I really wonder why the angels appeared to a group of unnamed shepherds at night outside a small village called Bethlehem to proclaim a message of universal importance.
Shepherds were poor people who watched over their flock, a job which lacked any sense of respect or dignity from the society. It was perceived to be the last resort for a jobless man. However, shepherds were tough, tough in every sense of the word. They had to stay up all night and all day in order to deal with troublesome animals, fight wolves, lions, and bears to protect his flock. Moreover, shepherds were intimidating. Bishop Craig Satterlee writes, “Society stereotyped shepherds as liars, degenerates, and thieves. The testimony of shepherds was not admissible in court, and many towns had ordinances barring shepherds from their city limits. The religious establishment took a particularly dim view of shepherds since the regular exercise of shepherds’ duties kept them from observing the Sabbath and rendered them ritually unclean. The Pharisees classed shepherds with tax collectors and prostitutes, persons who were “sinners” by virtue of their vocation.” Hence, they belonged to the lower ranks of the society.

But the question remains: Why shepherds?
One could argue that the conception and birth of Jesus Christ was the greatest event in history. God had become a human being, was born in Bethlehem, and was named Jesus. Yet, this good news was proclaimed by angels to these shepherds. If protocol demands, the news of this importance should have been told to the highest authorities in the region, not the world. It should have been announced by the angels to Caesar Augustus in Rome? or to the Roman Governor Quirinius or King Herod? Why didn’t they appear to the Jewish high priest at the Temple? Again the question remains, why shepherds?

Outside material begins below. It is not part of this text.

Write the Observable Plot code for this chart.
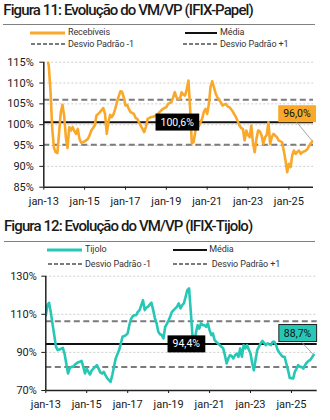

The Mishnah, a collection of documents recording oral traditions governing the lives of Jewish people during the period of the Pharisees, considers the possibility that these were not shepherds of ordinary sheep. Alfred Edersheim (1825-1889) provides a fascinating answer to our question in his book’ The Life and Times of Jesus the Messiah. Writing about these shepherds, Edersheim referenced the Jewish Mishnah. One regulation in the Mishnah “expressly forbids the keeping of flocks throughout the land of Israel, except in the wildernesses – and the only flocks otherwise kept, would be those for the Temple-services” .Jerusalem and Bethlehem, and their surrounding fields were not in the wilderness where ordinary flocks of sheep were kept. Therefore, according to the Jewish regulations, the flocks under the care of the shepherds near Bethlehem must have been “for the Temple-services.” These shepherds watched over sheep destined as sacrifices in the Temple at Jerusalem.

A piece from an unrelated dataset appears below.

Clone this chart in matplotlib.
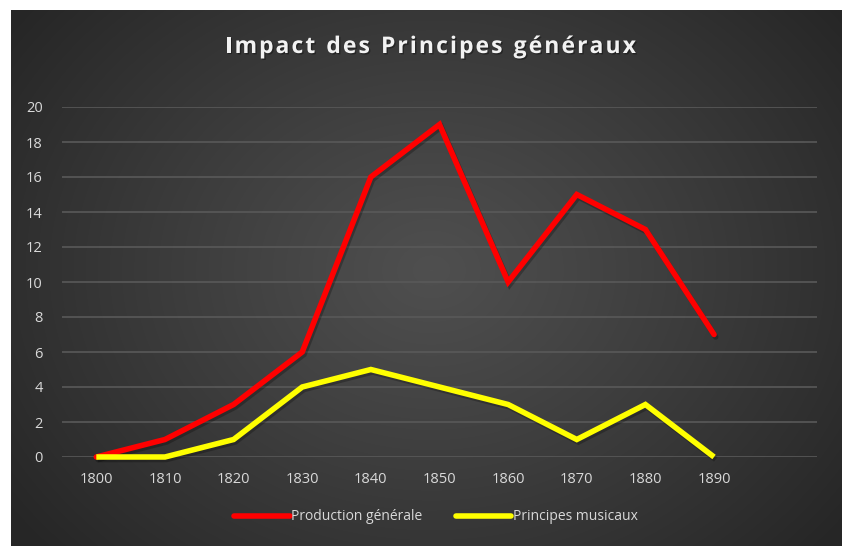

Here lay the significance of the Shepherds of Bethlehem. If the flocks of sheeps are kept for the temple services; the shepherds watching over it are also specially chosen for the purpose and not like the nomadic ordinary shepherds of Bethlehem. Edershime wrote, “…everything points to these shepherds watching over sheep used for sacrifice. What would they have thought when they heard: ‘Today in the town of David a Savior has been born to you; he is Christ the Lord’ ” (2:11). The message of the angels signified, among other things, that the time of animal sacrifices would soon end. The offering of Jesus Christ, the Savior would soon take place. It is no wonder that these shepherds “glorifying and praising God for everything they had heard and seen”. This clearly resonates with the celebratory spirit of Christmas, a traditional time for celebrating the birth of Jesus Christ. Let’s remember why he came – not only to live but also to die – the perfect sacrifice for sin, once and for all.

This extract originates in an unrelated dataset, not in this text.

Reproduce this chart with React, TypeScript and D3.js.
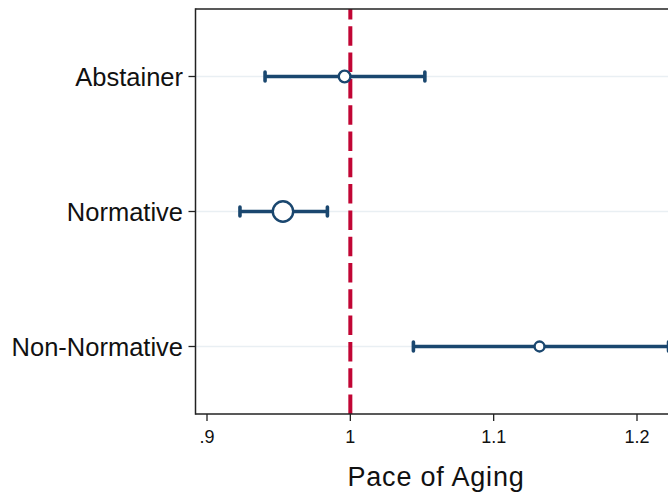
import React from "react";
import * as d3 from "d3";

const categories = ["Abstainer", "Normative", "Non-Normative"];
const estimates = [0.996, 0.953, 1.132];
const lowerCI = [0.9405, 0.923, 1.044];
const upperCI = [1.052, 0.984, 1.222];
const groupShare = [0.21, 0.64, 0.15];
const xTicks = [0.9, 1.0, 1.1, 1.2];
const xTickLabels = [".9", "1", "1.1", "1.2"];
const referenceValue = 1;
const xTitle = "Pace of Aging";

const W = 668;
const H = 496;
const left = 195.5;
const top = 9;
const bottom = 414;

export default function App() {
  const x = d3.scaleLinear().domain([0.9, 1.2]).range([207, 637]);
  const y = d3.scalePoint<string>().domain(categories).range([top, bottom]).padding(0.5);
  const r = d3.scaleSqrt().domain([0, 0.64]).range([0, 10.2]);
  const navy = "#1a476f";
  const red = "#c10534";
  const font = "'Liberation Sans', Arial, Helvetica, sans-serif";
  const axisColor = "#222";

  return (
    <svg width={W} height={H} style={{ position: "absolute", left: 0, top: 0, background: "#fff" }} fontFamily={font}>
      <rect x={0} y={0} width={W} height={H} fill="#fff" />
      {categories.map((c) => (
        <line key={"g" + c} x1={left} x2={W} y1={y(c)} y2={y(c)} stroke="#e9eff3" strokeWidth={1.6} />
      ))}
      <line x1={x(referenceValue)} x2={x(referenceValue)} y1={bottom} y2={top} stroke={red} strokeWidth={4} strokeDasharray="19.5 6.8" />
      {categories.map((c, i) => {
        const cy = y(c)!;
        return (
          <g key={"ci" + c}>
            <line x1={x(lowerCI[i])} x2={x(upperCI[i])} y1={cy} y2={cy} stroke={navy} strokeWidth={3.6} />
            {[lowerCI[i], upperCI[i]].map((v, j) => (
              <line key={j} x1={x(v)} x2={x(v)} y1={cy - 4.5} y2={cy + 4.5} stroke={navy} strokeWidth={3.6} strokeLinecap="round" />
            ))}
          </g>
        );
      })}
      {categories.map((c, i) => (
        <circle key={"m" + c} cx={x(estimates[i])} cy={y(c)} r={r(groupShare[i])} fill="#fff" stroke={navy} strokeWidth={2.4} />
      ))}
      <line x1={left} x2={W} y1={top} y2={top} stroke={axisColor} strokeWidth={1.5} />
      <line x1={left} x2={left} y1={top - 0.75} y2={bottom + 0.75} stroke={axisColor} strokeWidth={1.5} />
      <line x1={left} x2={W} y1={bottom} y2={bottom} stroke={axisColor} strokeWidth={1.5} />
      {categories.map((c) => (
        <g key={"yl" + c}>
          <line x1={left - 7} x2={left} y1={y(c)} y2={y(c)} stroke={axisColor} strokeWidth={1.3} />
          <text x={183} y={y(c)} dy="0.36em" textAnchor="end" fontSize={25.5} fill="#111">
            {c}
          </text>
        </g>
      ))}
      {xTicks.map((t, i) => (
        <g key={"xt" + t}>
          <line x1={x(t)} x2={x(t)} y1={bottom} y2={bottom + 7} stroke={axisColor} strokeWidth={1.3} />
          <text x={x(t)} y={442.5} textAnchor="middle" fontSize={18} fill="#111">
            {xTickLabels[i]}
          </text>
        </g>
      ))}
      <text x={436} y={486} textAnchor="middle" fontSize={27} letterSpacing={0.8} fill="#111">
        {xTitle}
      </text>
    </svg>
  );
}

Like the Shepherds of significance, we all are specially chosen for God’s purposes and are dignified enough to hear the good news from God and to proclaim to the world. As the chosen shepherds heard the good news and travelled far to see the incarnated God, let us also set for a search in our life to see the divine Child. Let us hurry and join the shepherds saying:
“Glory to God in the highest, and on earth peace to men and women, on whom his favor rests”.